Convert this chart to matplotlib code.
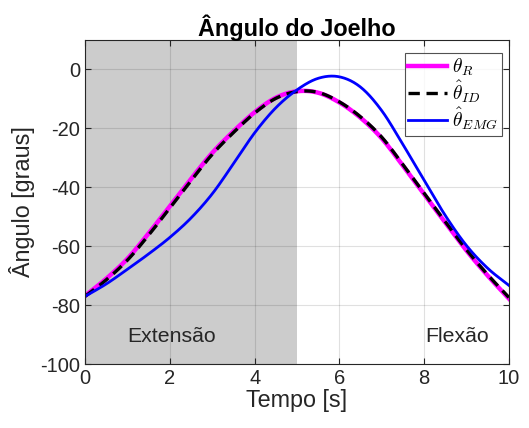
import matplotlib
matplotlib.use("Agg")
import matplotlib.pyplot as plt
import numpy as np

plt.rcParams['font.family'] = ['Liberation Sans', 'DejaVu Sans']
plt.rcParams['mathtext.fontset'] = 'cm'
plt.rcParams['axes.unicode_minus'] = False

# values, every 0.5 s
t = [0.0, 0.5, 1.0, 1.5, 2.0, 2.5, 3.0, 3.5, 4.0, 4.5, 5.0,
     5.5, 6.0, 6.5, 7.0, 7.5, 8.0, 8.5, 9.0, 9.5, 10.0]
theta_r = [-76.8, -71.0, -64.2, -55.6, -46.4, -37.1, -28.3, -21.0, -14.5, -9.6, -7.4,
           -7.9, -11.2, -16.4, -23.4, -32.7, -42.4, -52.0, -61.5, -70.0, -77.8]
theta_id = [-77.0, -71.4, -64.7, -56.2, -47.0, -37.7, -28.8, -21.4, -14.8, -9.8, -7.5,
            -7.8, -11.0, -16.1, -23.0, -32.3, -42.0, -51.7, -61.2, -69.7, -77.4]
theta_emg = [-77.0, -72.8, -67.8, -62.6, -57.0, -50.4, -42.2, -32.0, -21.5, -13.0, -6.9,
             -3.0, -2.5, -6.0, -14.0, -25.5, -37.6, -49.6, -59.8, -67.5, -73.3]


def smooth(x, y, n=400):
    # cubic Hermite curve through the read points
    x = np.asarray(x); y = np.asarray(y)
    m = np.gradient(y, x)
    xs = np.linspace(x[0], x[-1], n)
    idx = np.clip(np.searchsorted(x, xs) - 1, 0, len(x) - 2)
    h = x[idx + 1] - x[idx]
    s = (xs - x[idx]) / h
    h00 = 2*s**3 - 3*s**2 + 1
    h10 = s**3 - 2*s**2 + s
    h01 = -2*s**3 + 3*s**2
    h11 = s**3 - s**2
    ys = h00*y[idx] + h10*h*m[idx] + h01*y[idx+1] + h11*h*m[idx+1]
    return xs, ys


fig = plt.figure(figsize=(5.29, 4.28), dpi=100)
ax = fig.add_axes([0.161, 0.1495, 0.801, 0.757])

ax.axvspan(0, 5, color='#cccccc', zorder=0, lw=0)

x, y = smooth(t, theta_r)
ax.plot(x, y, color='#ff00ff', lw=3.2, label=r'$\theta_R$')
x, y = smooth(t, theta_id)
ax.plot(x, y, color='black', lw=2.4, ls=(0, (3.4, 2.0)), label=r'$\hat{\theta}_{ID}$')
x, y = smooth(t, theta_emg)
ax.plot(x, y, color='#0000ff', lw=2.0, label=r'$\hat{\theta}_{EMG}$')

ax.text(2.03, -90.8, 'Extensão', fontsize=15.3, ha='center', va='center', color='#262626')
ax.text(8.77, -90.8, 'Flexão', fontsize=15.3, ha='center', va='center', color='#262626')

ax.set_xlim(0, 10)
ax.set_ylim(-100, 10)
ax.set_xticks([0, 2, 4, 6, 8, 10])
ax.set_yticks([-100, -80, -60, -40, -20, 0])
ax.grid(True, color='#000000', alpha=0.12, lw=0.8)
ax.set_axisbelow(True)
ax.tick_params(direction='in', top=True, right=True, labelsize=14.5, colors='#262626',
               length=4, width=0.8)
for sp in ax.spines.values():
    sp.set_color('#262626')
    sp.set_linewidth(0.8)

ax.set_xlabel('Tempo [s]', fontsize=16.8, color='#262626', labelpad=1)
ax.set_ylabel('Ângulo [graus]', fontsize=16.8, color='#262626', labelpad=4)
ax.set_title('Ângulo do Joelho', fontsize=16.8, fontweight='bold', pad=3)

leg = ax.legend(loc='upper right', fontsize=14, frameon=True, fancybox=False,
                edgecolor='#262626', handlelength=2.0, handletextpad=0.25,
                labelspacing=0.0, borderpad=0.2, borderaxespad=0.0,
                bbox_to_anchor=(0.983, 0.96))
leg.get_frame().set_linewidth(0.8)

fig.savefig('out.png', dpi=100)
____________
**YOUR INSTRUCTIONS**:
Without the pictures, please reproduce each line of the listing above exactly, from the first one through the line bearing "-59.8, -67.5, -73.3]".

**OUTPUT**:
Convert this chart to matplotlib code.
import matplotlib
matplotlib.use("Agg")
import matplotlib.pyplot as plt
import numpy as np

plt.rcParams['font.family'] = ['Liberation Sans', 'DejaVu Sans']
plt.rcParams['mathtext.fontset'] = 'cm'
plt.rcParams['axes.unicode_minus'] = False

# values, every 0.5 s
t = [0.0, 0.5, 1.0, 1.5, 2.0, 2.5, 3.0, 3.5, 4.0, 4.5, 5.0,
     5.5, 6.0, 6.5, 7.0, 7.5, 8.0, 8.5, 9.0, 9.5, 10.0]
theta_r = [-76.8, -71.0, -64.2, -55.6, -46.4, -37.1, -28.3, -21.0, -14.5, -9.6, -7.4,
           -7.9, -11.2, -16.4, -23.4, -32.7, -42.4, -52.0, -61.5, -70.0, -77.8]
theta_id = [-77.0, -71.4, -64.7, -56.2, -47.0, -37.7, -28.8, -21.4, -14.8, -9.8, -7.5,
            -7.8, -11.0, -16.1, -23.0, -32.3, -42.0, -51.7, -61.2, -69.7, -77.4]
theta_emg = [-77.0, -72.8, -67.8, -62.6, -57.0, -50.4, -42.2, -32.0, -21.5, -13.0, -6.9,
             -3.0, -2.5, -6.0, -14.0, -25.5, -37.6, -49.6, -59.8, -67.5, -73.3]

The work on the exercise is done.